Akiva Eldar, writing in Ha’aretz
(The) remarkable identification with the victims of the terrible tragedy in distant Haiti only underscores the indifference to the ongoing suffering of the people of Gaza. Only a little more than an hour’s drive from the offices of Israel’s major newspapers, 1.5 million people have been besieged on a desert island for two and a half years. Who cares that 80 percent of the men, women and children living in such proximity to us have fallen under the poverty line? How many Israelis know that half of all Gazans are dependent on charity, that Operation Cast Lead created hundreds of amputees, that raw sewage flows from the streets into the sea?
The disaster in Haiti is a natural one; the one in Gaza is the unproud handiwork of man. Our handiwork. The IDF does not send cargo planes stuffed with medicines and medical equipment to Gaza. The missiles that Israel Air Force combat aircraft fired there a year ago hit nearly 60,000 homes and factories, turning 3,500 of them into rubble. Since then, 10,000 people have been living without running water, 40,000 without electricity. Ninety-seven percent of Gaza’s factories are idle due to Israeli government restrictions on the import of raw materials for industry. Soon it will be one year since the international community pledged, at the emergency conference in Sharm el-Sheikh, to donate $4.5 billion for Gaza’s reconstruction. Israel’s ban on bringing in building materials is causing that money to lose its value.
Gershon Baskin, in today’s Jerusalem Post:
Humanitarian disasters around the world bring out the best in Israel and in Israelis. The horrific devastation caused by the earthquake in Haiti and the scenes of unbearable human suffering brought about an immediate enlistment of both civilian and public efforts to come to the aid of the poorest nation in the Western hemisphere…
But what about the humanitarian disaster in our own backyard caused in a large part by our own doing? What about Gaza? More than 1.5 million people are living in total poverty, without sanitary drinking water, under an economic and physical siege, locked in what could easily be called the world’s largest prison. While we ask to see in all of the gory details, all of the destruction including hundreds of corpses on the streets of Port-au-Prince, we wish to see none of the human suffering of our Palestinian neighbors in Gaza where we literally hold the keys to the end of their suffering.

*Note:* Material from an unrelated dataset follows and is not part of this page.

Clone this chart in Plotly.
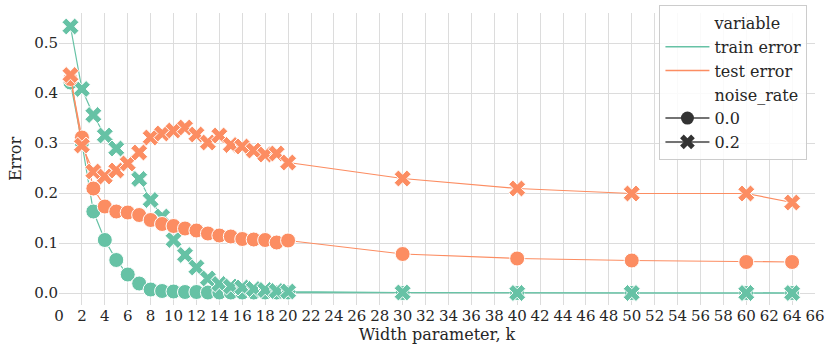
import plotly.graph_objects as go

k = [1, 2, 3, 4, 5, 6, 7, 8, 9, 10, 11, 12, 13, 14, 15, 16, 17, 18, 19, 20, 30, 40, 50, 60, 64]

train_n00 = [0.421, 0.300, 0.163, 0.106, 0.066, 0.037, 0.019, 0.007, 0.004, 0.003, 0.002, 0.002, 0.001,
             0.001, 0.001, 0.001, 0.001, 0.001, 0.001, 0.001, 0.0, 0.0, 0.0, 0.0, 0.0]
train_n02 = [0.533, 0.408, 0.356, 0.315, 0.289, 0.260, 0.228, 0.186, 0.153, 0.106, 0.076, 0.051, 0.029,
             0.018, 0.013, 0.011, 0.008, 0.006, 0.004, 0.003, 0.001, 0.0, 0.0, 0.0, 0.0]
test_n00 = [0.428, 0.311, 0.209, 0.173, 0.163, 0.161, 0.156, 0.146, 0.138, 0.134, 0.129, 0.125, 0.119,
            0.115, 0.113, 0.108, 0.107, 0.106, 0.101, 0.105, 0.078, 0.069, 0.065, 0.062, 0.062]
test_n02 = [0.436, 0.295, 0.243, 0.233, 0.245, 0.259, 0.281, 0.311, 0.319, 0.325, 0.331, 0.317, 0.301,
            0.315, 0.296, 0.293, 0.285, 0.277, 0.279, 0.261, 0.229, 0.209, 0.199, 0.199, 0.181]

GREEN = "#66c2a5"
ORANGE = "#fc8d62"
FONT = "DejaVu Serif"

series = [
    (train_n00, GREEN, "circle"),
    (train_n02, GREEN, "x"),
    (test_n00, ORANGE, "circle"),
    (test_n02, ORANGE, "x"),
]

fig = go.Figure()
for vals, color, sym in series:
    fig.add_trace(go.Scatter(
        x=k, y=vals, mode="lines+markers", showlegend=False,
        line=dict(color=color, width=1.2),
        marker=dict(color=color, symbol=sym, size=15, line=dict(color="white", width=1)),
    ))

# legend entries (seaborn style)
def legend_item(name, color="rgba(0,0,0,0)", sym=None, mode="lines"):
    m = dict(symbol=sym, size=13, color="#333333") if sym else None
    fig.add_trace(go.Scatter(
        x=[None], y=[None], mode=mode, name=name,
        line=dict(color=color, width=1.5), marker=m,
    ))

legend_item("variable")
legend_item("train error", GREEN)
legend_item("test error", ORANGE)
legend_item("noise_rate")
legend_item("0.0", "#444444", "circle", "lines+markers")
legend_item("0.2", "#444444", "x", "lines+markers")

axis_common = dict(
    showgrid=True, gridcolor="#dcdcdc", gridwidth=1, zeroline=False, showline=False,
    ticks="", automargin=False, tickangle=0,
    tickfont=dict(family=FONT, size=15, color="#262626"),
    title_font=dict(family=FONT, size=16, color="#262626"),
)

fig.update_layout(
    width=831, height=357,
    margin=dict(l=59, r=16, t=5, b=52),
    paper_bgcolor="white", plot_bgcolor="white",
    font=dict(family=FONT, color="#262626"),
    xaxis=dict(range=[0, 66], dtick=2, tick0=0, title_text="Width parameter, k",
               title_standoff=4, **axis_common),
    yaxis=dict(range=[-0.024, 0.56], dtick=0.1, tickformat=".1f", title_text="Error",
               title_standoff=8, domain=[0, 292 / 300], **axis_common),
    legend=dict(
        x=0.99, xanchor="right", y=1, yanchor="top",
        bgcolor="rgba(255,255,255,0.85)", bordercolor="#cccccc", borderwidth=1,
        font=dict(family=FONT, size=16, color="#262626"),
        itemwidth=44, tracegroupgap=0,
    ),
)

fig.write_html("out.html", config={"displayModeBar": False},
               post_script="document.body.style.margin='0';")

In the wake of the terrifyingly tragic earthquake in Haiti, it has been gratifying to see private citizens give so generously to relief efforts. At the same time however, we shouldn’t forget that our own country’s policies can have a considerable impact on Haiti’s recovery. Check out what constitutional lawyer/human rights activist/Katrina survivor Bill Quigley has to say in his piece, “Ten Things the US Can and Should Do for Haiti.”
Item #3, for example:
Give Haiti grants as help, not loans. Haiti does not need any more debt. Make sure that the relief given helps Haiti rebuild its public sector so the country can provide its own citizens with basic public services.